Wed, 13 Jun 2001 10:41:37 -0400

Wow, this almost looks like a real flamefest.  ("Flame" being defined
as the presence of metacomments.)

(In the following, s is an 8-bit string, u is a Unicode string, and e
is an encoding name.)

The original design of the encode() methods of string and Unicode
objects (in 2.0 and 2.1) is asymmetric, and clearly geared towards
Unicode codecs only: to decode an 8-bit string you *have* to use
unicode(s, encoding) while to encode a Unicode string into a specific
8-bit encoding you *have* to use u.encode(e).  8-bit strings also have
an encode() method: s.encode(e) is the same as unicode(s).encode(e).
(This is useful since code that expects Unicode strings should also
work when it is passed ASCII-encoded 8-bit strings.)

I'd say there's no need for s.decode(e), since this can already be
done with unicode(s, e) -- and to me that API looks better since it
clearly states that the result is Unicode.

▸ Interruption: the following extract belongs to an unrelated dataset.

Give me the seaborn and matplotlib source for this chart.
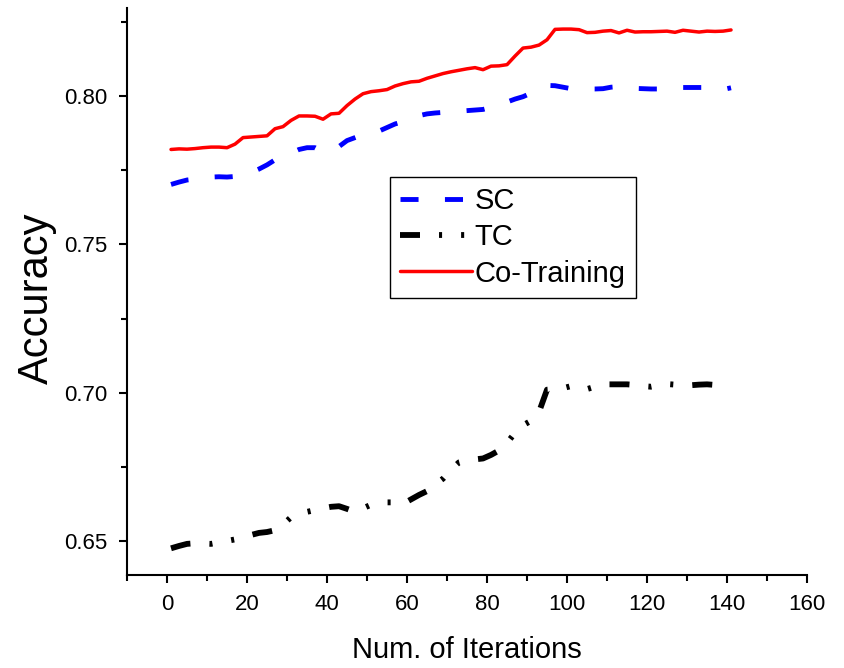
import numpy as np
import pandas as pd
import matplotlib
matplotlib.use("Agg")
import matplotlib.pyplot as plt
from matplotlib.ticker import MultipleLocator, FormatStrFormatter
import seaborn as sns

# Iteration index (every 2nd iteration)
iterations = list(range(1, 142, 2))

sc_acc = [
    0.7702, 0.7710, 0.7717, 0.7720, 0.7724, 0.7727, 0.7728, 0.7727, 0.7729, 0.7733,
    0.7742, 0.7754, 0.7768, 0.7785, 0.7795, 0.7808, 0.7820, 0.7826, 0.7826, 0.7812,
    0.7818, 0.7830, 0.7850, 0.7860, 0.7870, 0.7876, 0.7882, 0.7894, 0.7906, 0.7914,
    0.7925, 0.7934, 0.7940, 0.7943, 0.7945, 0.7947, 0.7949, 0.7951, 0.7953, 0.7955,
    0.7962, 0.7970, 0.7980, 0.7990, 0.7998, 0.8010, 0.8030, 0.8036, 0.8035, 0.8030,
    0.8025, 0.8024, 0.8024, 0.8024, 0.8025, 0.8030, 0.8032, 0.8030, 0.8026, 0.8025,
    0.8024, 0.8024, 0.8025, 0.8028, 0.8029, 0.8029, 0.8029, 0.8029, 0.8025, 0.8022,
    0.8028,
]

tc_acc = [
    0.6475, 0.6483, 0.6490, 0.6492, 0.6491, 0.6490, 0.6495, 0.6500, 0.6505, 0.6512,
    0.6520, 0.6527, 0.6530, 0.6536, 0.6555, 0.6580, 0.6590, 0.6598, 0.6604, 0.6610,
    0.6615, 0.6617, 0.6608, 0.6598, 0.6610, 0.6622, 0.6627, 0.6630, 0.6630, 0.6625,
    0.6640, 0.6655, 0.6668, 0.6690, 0.6710, 0.6740, 0.6765, 0.6772, 0.6775, 0.6778,
    0.6790, 0.6805, 0.6830, 0.6865, 0.6890, 0.6905, 0.6935, 0.7010, 0.7012, 0.7015,
    0.7022, 0.7015, 0.7012, 0.7020, 0.7028, 0.7028, 0.7028, 0.7028, 0.7026, 0.7022,
    0.7020, 0.7025, 0.7029, 0.7027, 0.7026, 0.7025, 0.7027, 0.7028, 0.7026, 0.7025,
    0.7020,
]

cotrain_acc = [
    0.7820, 0.7822, 0.7821, 0.7823, 0.7826, 0.7828, 0.7828, 0.7826, 0.7838, 0.7860,
    0.7862, 0.7864, 0.7866, 0.7890, 0.7897, 0.7918, 0.7933, 0.7933, 0.7932, 0.7922,
    0.7940, 0.7942, 0.7968, 0.7990, 0.8008, 0.8015, 0.8018, 0.8022, 0.8034, 0.8042,
    0.8048, 0.8050, 0.8060, 0.8068, 0.8076, 0.8082, 0.8087, 0.8092, 0.8096, 0.8089,
    0.8101, 0.8102, 0.8106, 0.8135, 0.8162, 0.8165, 0.8172, 0.8190, 0.8225, 0.8226,
    0.8226, 0.8224, 0.8214, 0.8215, 0.8219, 0.8221, 0.8213, 0.8222, 0.8216, 0.8217,
    0.8217, 0.8218, 0.8219, 0.8215, 0.8222, 0.8219, 0.8216, 0.8219, 0.8218, 0.8219,
    0.8223,
]

series_names = ["SC", "TC", "Co-Training"]

sns.set_style("ticks")
plt.rcParams["font.family"] = ["Liberation Sans", "DejaVu Sans"]
plt.rcParams["lines.scale_dashes"] = False
plt.rcParams["text.color"] = "black"
plt.rcParams["axes.labelcolor"] = "black"

df = pd.DataFrame({
    "iteration": iterations * 3,
    "accuracy": sc_acc + tc_acc + cotrain_acc,
    "model": [series_names[0]] * len(iterations)
             + [series_names[1]] * len(iterations)
             + [series_names[2]] * len(iterations),
})

fig = plt.figure(figsize=(8.44, 6.68), dpi=100)
ax = fig.add_axes([0.1505, 0.1392, 0.8057, 0.8488])

styles = {
    "SC": dict(color="#0000FF", lw=3.5, linestyle=(0, (13, 19)), dash_capstyle="butt"),
    "TC": dict(color="black", lw=4.2, linestyle=(0, (14.4, 13.7, 2.2, 13.7, 2.2, 13.7)),
               dash_capstyle="butt"),
    "Co-Training": dict(color="#FF0000", lw=2.5, linestyle="-"),
}

for name in series_names:
    sub = df[df["model"] == name]
    sns.lineplot(data=sub, x="iteration", y="accuracy", ax=ax, label=name,
                 **styles[name])

ax.set_xlim(-10, 160)
ax.set_ylim(0.6385, 0.8297)

ax.xaxis.set_major_locator(MultipleLocator(20))
ax.xaxis.set_minor_locator(MultipleLocator(10))
ax.yaxis.set_major_locator(MultipleLocator(0.05))
ax.yaxis.set_minor_locator(MultipleLocator(0.025))
ax.yaxis.set_major_formatter(FormatStrFormatter("%.2f"))

for side in ("top", "right"):
    ax.spines[side].set_visible(False)
for side in ("left", "bottom"):
    ax.spines[side].set_linewidth(1.5)
    ax.spines[side].set_color("black")

ax.tick_params(axis="both", which="major", direction="out", length=6, width=1.5,
               labelsize=16, colors="black", labelcolor="black", pad=8)
ax.tick_params(axis="both", which="minor", direction="out", length=4, width=1.5,
               colors="black")

ax.set_xlabel("Num. of Iterations", fontsize=21, labelpad=15)
ax.set_ylabel("Accuracy", fontsize=30)
ax.yaxis.set_label_coords(-0.103, 0.4885)

leg = ax.legend(loc="upper left", bbox_to_anchor=(0.387, 0.702), fontsize=21,
                frameon=True, fancybox=False, shadow=False, framealpha=1,
                edgecolor="black", handlelength=2.45, handletextpad=0.1,
                labelspacing=0.28, borderpad=0.35, borderaxespad=0)
leg.get_frame().set_linewidth(1.0)

fig.savefig("out.png", dpi=100)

We *could* have designed the encoding API similarly: str(u, e) is
available, symmetric with unicode(s, e), and a logical extension of
str(u) which uses the default encoding.  But I accept the argument
that u.encode(e) is better because it emphasizes the encoding action,
and because it means no API changes to str().

I guess what I'm saying here is that 'str' does not give enough of a
clue that an encoding action is going on, while 'unicode' *does* give
a clue that a decoding action is being done: as soon as you read
"Unicode" you think "Mmm, encodings..." -- but "str" is pretty
neutral, so u.encode(e) is needed to give a clue.

Marc-Andre proposes (and has partially checked in) changes that
stretch the meaning of the encode() method, and add a decode() method,
to be basically interfaces to anything you can do with the codecs
module.  The return type of encode() and decode() is now determined by
the codec (formerly, encode() always returned an 8-bit string).  Some
new codecs have been added that do things like gzip and base64.

Initially, I liked this, and even contributed a codec.

But questions keep coming up.

What is the problem being solved?

True, the codecs module has a clumsy interface if you just want to
invoke a codec on some data.  But that can easily be remedied by
adding convenience functions encode() and decode() to codecs.py --
which would have the added advantage that it would work for other
datatypes that support the buffer interface,
e.g. codecs.encode(myPILobject, "base64").

True, the "codec" pattern can be used for other encodings than
Unicode.  But it seems to me that the entire codecs architecture is
rather strongly geared towards en/decoding Unicode, and it's not clear
how well other codecs fit in this pattern (e.g. I noticed that all the
non-Unicode codecs ignore the error handling parameter or assert that
it is set to 'strict').

Is it really right that x.encode("gzip") and x.encode("utf-8") look
similar, while the former requires an 8-bit string and the latter only
makes sense if x is a Unicode string?

Another (minor) issue is that Unicode encoding names are an IANA
namespace.  Is it wise to add our own names to this?

I'm not forcing a decision here, but I do ask that we consider these
issues before forging ahead with what might be a mistake.  A PEP would
be most helpful to focus the discussion.

--Guido van Rossum (home page: http://www.python.org/~guido/)